No piensen ustedes que el
culto a los santos ha decaído. Sigue vigente en una parcela importante del
pueblo y forma un capítulo especial de la piedad popular. Lo pude comprobar in
situ, porque en la elaboración de mi libro la acompañé de frecuentes
visitas a los lugares de culto popular en esta Sevilla mía, donde resido. Y
observé a la gente, cómo reza, cómo enciende una vela, quise intuir qué le pide
al santo. Vi que era gente de todo pelaje, gente gorda y menuda, gente de bien
y de escalera abajo, que no iban al santo porque deseasen imitar sus virtudes;
acudían sencillamente a pedir favores, que presumiblemente son salud y dinero,
pasando por esa madre que pide por su hijo enganchado a la droga, o la joven
que suspira por un novio, etc.
Roma está empeñada de
siglos, desde que tomó las riendas de las canonizaciones en sus manos, en
perseguir un fin pedagógico con los santos –dignos de ser imitados en sus
virtudes–, y la gente, el pueblo soberano, busca en el santo el intercesor a
sus necesidades vitales. Son dos ritmos distintos, dos caminos. La devoción
popular a los santos sigue su propio ritmo, no marcado por la liturgia de la
Iglesia, a veces caprichoso y no pocas veces supersticioso. Pero ahí está un
fenómeno que no debe ser despreciado por los eruditos.

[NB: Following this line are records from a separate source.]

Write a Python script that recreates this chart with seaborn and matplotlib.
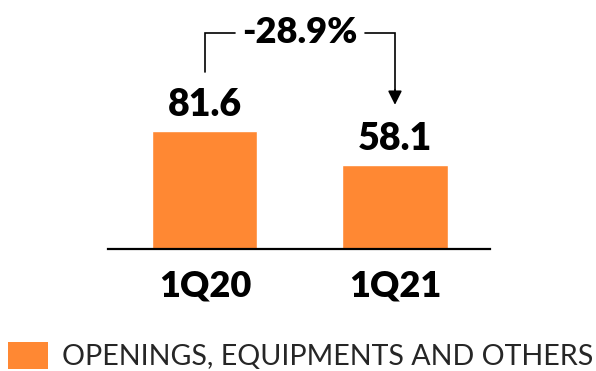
import matplotlib
matplotlib.use("Agg")
import matplotlib.pyplot as plt
from matplotlib.patches import Patch
import seaborn as sns
import pandas as pd

quarters = ["1Q20", "1Q21"]
values = [81.6, 58.1]
change_label = "-28.9%"
series_name = "OPENINGS, EQUIPMENTS AND OTHERS"

orange = "#FF8833"

sns.set_theme(style="white")
plt.rcParams["font.family"] = ["Lato", "DejaVu Sans"]

W, H = 596, 371
fig = plt.figure(figsize=(W / 100, H / 100), dpi=100)
ax = fig.add_axes([108 / W, 122 / H, 382 / W, 249 / H])

df = pd.DataFrame({"quarter": quarters, "value": values})
sns.barplot(data=df, x="quarter", y="value", color=orange, saturation=1,
            width=0.553, ax=ax)

ax.set_xlim(-0.51, 1.5)
ax.set_ylim(0, 172)
ax.set_xlabel("")
ax.set_ylabel("")
ax.set_yticks([])
for side in ["top", "left", "right"]:
    ax.spines[side].set_visible(False)
ax.spines["bottom"].set_color("black")
ax.spines["bottom"].set_linewidth(1.6)
ax.tick_params(axis="x", length=0, pad=14.5)
for lbl in ax.get_xticklabels():
    lbl.set_fontsize(26)
    lbl.set_fontweight("heavy")
    lbl.set_color("black")

# value labels above each bar
for i, v in enumerate(values):
    ax.text(i, v + 10, f"{v:.1f}", ha="center", va="baseline",
            fontsize=27, fontweight="heavy", color="black")

# bracket showing the change between quarters
y_top = 149.4
ax.plot([0, 0, 0.158], [122.4, y_top, y_top], color="black", lw=1.2,
        clip_on=False, solid_joinstyle="miter")
ax.plot([0.842, 1.0, 1.0], [y_top, y_top, 108], color="black", lw=1.2,
        clip_on=False, solid_joinstyle="miter")
ax.annotate("", xy=(1.0, 99.6), xytext=(1.0, 110),
            arrowprops=dict(arrowstyle="-|>,head_width=0.35,head_length=0.7",
                            color="black", lw=1.2, shrinkA=0, shrinkB=0),
            annotation_clip=False)
ax.text(0.497, y_top, change_label, ha="center", va="center",
        fontsize=26, fontweight="heavy", color="black")

handle = Patch(facecolor=orange, edgecolor="none", label=series_name)
fig.legend(handles=[handle], loc="lower left", bbox_to_anchor=(8 / W, 1 / H),
           frameon=False, fontsize=20.6, handlelength=1.4, handleheight=1.05,
           handletextpad=0.48, borderaxespad=0, borderpad=0)

fig.savefig("out.png", dpi=100)
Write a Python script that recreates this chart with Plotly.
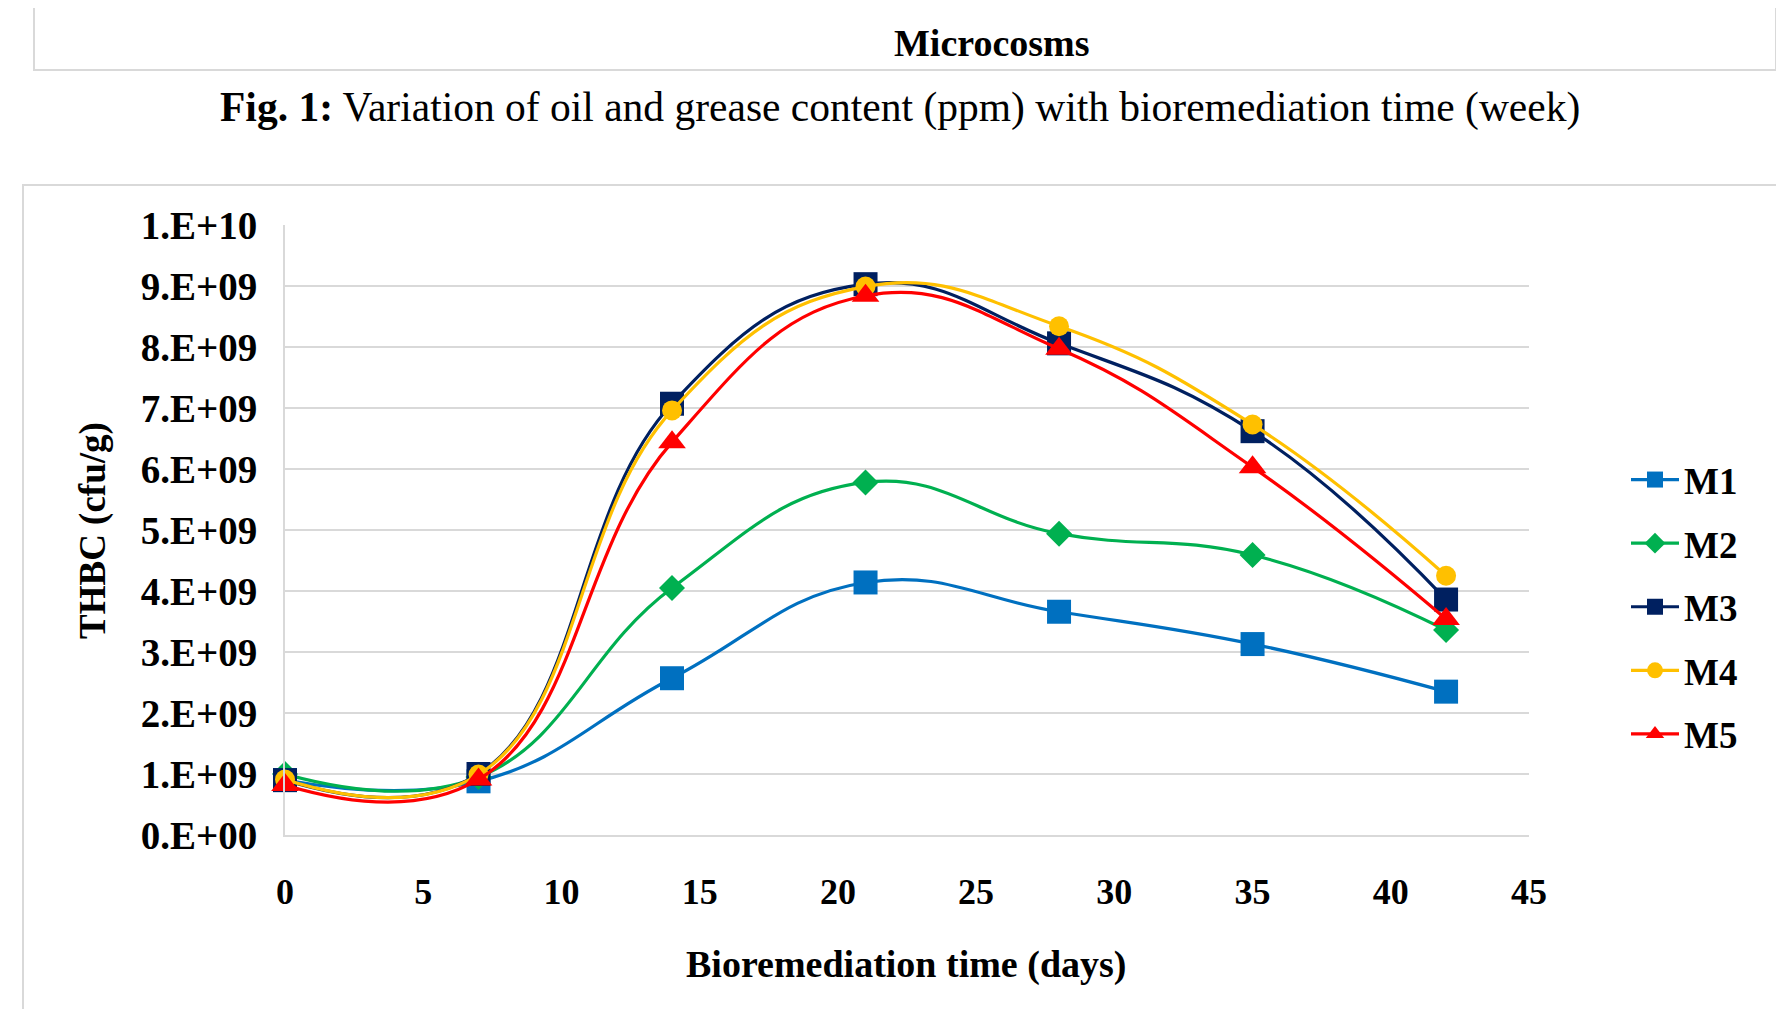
import plotly.graph_objects as go

days = [0, 7, 14, 21, 28, 35, 42]
series_names = ["M1", "M2", "M3", "M4", "M5"]
m1 = [0.90e9, 0.88e9, 2.57e9, 4.14e9, 3.66e9, 3.13e9, 2.35e9]
m2 = [1.00e9, 0.95e9, 4.05e9, 5.78e9, 4.94e9, 4.59e9, 3.36e9]
m3 = [0.90e9, 1.00e9, 7.07e9, 9.03e9, 8.06e9, 6.62e9, 3.86e9]
m4 = [0.91e9, 0.99e9, 6.96e9, 8.99e9, 8.34e9, 6.73e9, 4.25e9]
m5 = [0.82e9, 0.91e9, 6.44e9, 8.84e9, 7.97e9, 6.03e9, 3.54e9]
y_tick_vals = [0, 1e9, 2e9, 3e9, 4e9, 5e9, 6e9, 7e9, 8e9, 9e9, 1e10]
y_tick_text = ["0.E+00", "1.E+09", "2.E+09", "3.E+09", "4.E+09", "5.E+09",
               "6.E+09", "7.E+09", "8.E+09", "9.E+09", "1.E+10"]
x_tick_vals = [0, 5, 10, 15, 20, 25, 30, 35, 40, 45]

colors = ["#0070C0", "#00B050", "#002060", "#FFC000", "#FF0000"]
symbols = ["square", "diamond", "square", "circle", "triangle-up"]
sizes = [24, 20, 24, 20, 24]
values = [m1, m2, m3, m4, m5]

SERIF = "Liberation Serif"

fig = go.Figure()
for i, (name, vals) in enumerate(zip(series_names, values)):
    fig.add_trace(go.Scatter(
        x=days, y=vals, name=name, mode="lines+markers",
        line=dict(color=colors[i], width=3.2, shape="spline", smoothing=1.25),
        marker=dict(symbol=symbols[i], size=sizes[i], color=colors[i]),
        cliponaxis=False, legendgroup=name,
    ))

W, H = 1784, 1009
PL, PR, PT, PB = 277, 1521, 217, 827  # plot area in pixels
L, R, T, B = PL, W - PR, PT, H - PB
pw, ph = PR - PL, PB - PT

def px(x):
    return (x - L) / pw

def py(y):
    return (H - B - y) / ph

fig.update_layout(
    width=W, height=H,
    margin=dict(l=L, r=R, t=T, b=B),
    paper_bgcolor="white", plot_bgcolor="white",
    font=dict(family=SERIF, color="black"),
    showlegend=True,
    legend=dict(
        x=px(1618), y=py(441), xanchor="left", yanchor="top",
        font=dict(family=SERIF, size=37, color="black", weight="bold"),
        tracegroupgap=12.5, itemsizing="trace", itemwidth=48,
        bgcolor="rgba(0,0,0,0)",
    ),
    xaxis=dict(
        range=[0, 45], tickvals=x_tick_vals,
        showgrid=False, zeroline=False,
        showline=True, linecolor="#D9D9D9", linewidth=2,
        ticks="outside", ticklen=24, tickcolor="rgba(0,0,0,0)",
        tickfont=dict(family=SERIF, size=36, color="black", weight="bold"),
    ),
    yaxis=dict(
        range=[0, 1e10], tickvals=y_tick_vals, ticktext=y_tick_text,
        showgrid=True, gridcolor="#D9D9D9", gridwidth=2,
        zeroline=False,
        showline=True, linecolor="#D9D9D9", linewidth=2,
        ticks="outside", ticklen=18, tickcolor="rgba(0,0,0,0)",
        tickfont=dict(family=SERIF, size=39, color="black", weight="bold"),
    ),
    shapes=[
        dict(type="rect", xref="paper", yref="paper",
             x0=px(26), x1=px(1768), y0=py(62), y1=py(-60),
             line=dict(color="#D9D9D9", width=2), fillcolor="rgba(0,0,0,0)", layer="below"),
        dict(type="rect", xref="paper", yref="paper",
             x0=px(15), x1=px(1777), y0=py(1080), y1=py(177),
             line=dict(color="#D9D9D9", width=2), fillcolor="rgba(0,0,0,0)", layer="below"),
    ],
    annotations=[
        dict(text="<b>Microcosms</b>", xref="paper", yref="paper",
             x=px(984), y=py(35), xanchor="center", yanchor="middle",
             showarrow=False, font=dict(family=SERIF, size=38, color="black")),
        dict(text="<b>Fig. 1:</b> Variation of oil and grease content (ppm) with bioremediation time (week)",
             xref="paper", yref="paper",
             x=px(892), y=py(100), xanchor="center", yanchor="middle",
             showarrow=False, font=dict(family=SERIF, size=41.5, color="black")),
        dict(text="<b>Bioremediation time (days)</b>", xref="paper", yref="paper",
             x=px(898), y=py(956), xanchor="center", yanchor="middle",
             showarrow=False, font=dict(family=SERIF, size=38, color="black")),
        dict(text="<b>THBC (cfu/g)</b>", xref="paper", yref="paper",
             x=px(85), y=py(522), xanchor="center", yanchor="middle", textangle=-90,
             showarrow=False, font=dict(family=SERIF, size=37, color="black")),
    ],
)

fig.write_html("out.html")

Pienso si no caminamos tal
vez hacia una nueva Edad Media, que fue la época dorada de los santos, cuando
se gestaron sus bellas y piadosas leyendas, que están contadas en aquel libro
emblemático de Santiago de Vorágine, titulado Leyenda dorada. Llegados
al Renacimiento, Erasmo denuncia como una locura en su Elogio de la Locura
esa devoción popular hacia los santos que presidió el mundo medieval:
–¿No es una locura que
cada tierra reclame como particularmente suyo a algún santo y que se otorgue a
cada uno de ellos facultades especiales y se les venere con una especie de
culto particular? De modo que éste socorre en los males de muelas, aquél es
favorable a las parturientas, otro restituye los bienes robados, otro
resplandece propicio en los naufragios, otro vela por el ganado... y así los
demás.
En los lugares donde
triunfó la Reforma protestante, desaparecieron de las iglesias las reliquias y
las imágenes de los santos. Era una reacción a tanto abuso cometido con las
reliquias de santos en la etapa anterior.
Pero los tiempos pasan y
el culto popular a los santos permanece, a pesar del esfuerzo de una teología
ilustrada. El concilio de Trento salió al paso para declarar que «sólo hombres
de mentalidad irreligiosa niegan que los santos, que gozan de bienaventuranza
en el paraíso, deban ser invocados». Tras una imagen hay un santo que ha
marcado un momento de la historia de la Iglesia y un pueblo que lo invoca y le
guarda devoción.
Es lo que contestaba san
Francisco de Sales a su amigo el obispo de Bruges en una larga carta fechada en
1604:
–¿Se puede uno servir de
la historia de los santos? ¿Y cómo no? ¿Puede haber cosas más útiles y bellas?
Pero también debemos decir: ¿Qué son las vidas de los santos sino el evangelio
puesto en práctica? Entre el evangelio y la vida de los santos no hay mayor
diferencia que entre la música escrita y la música cantada.
Y es que «somos una
Iglesia de santos», que diría Bernanos.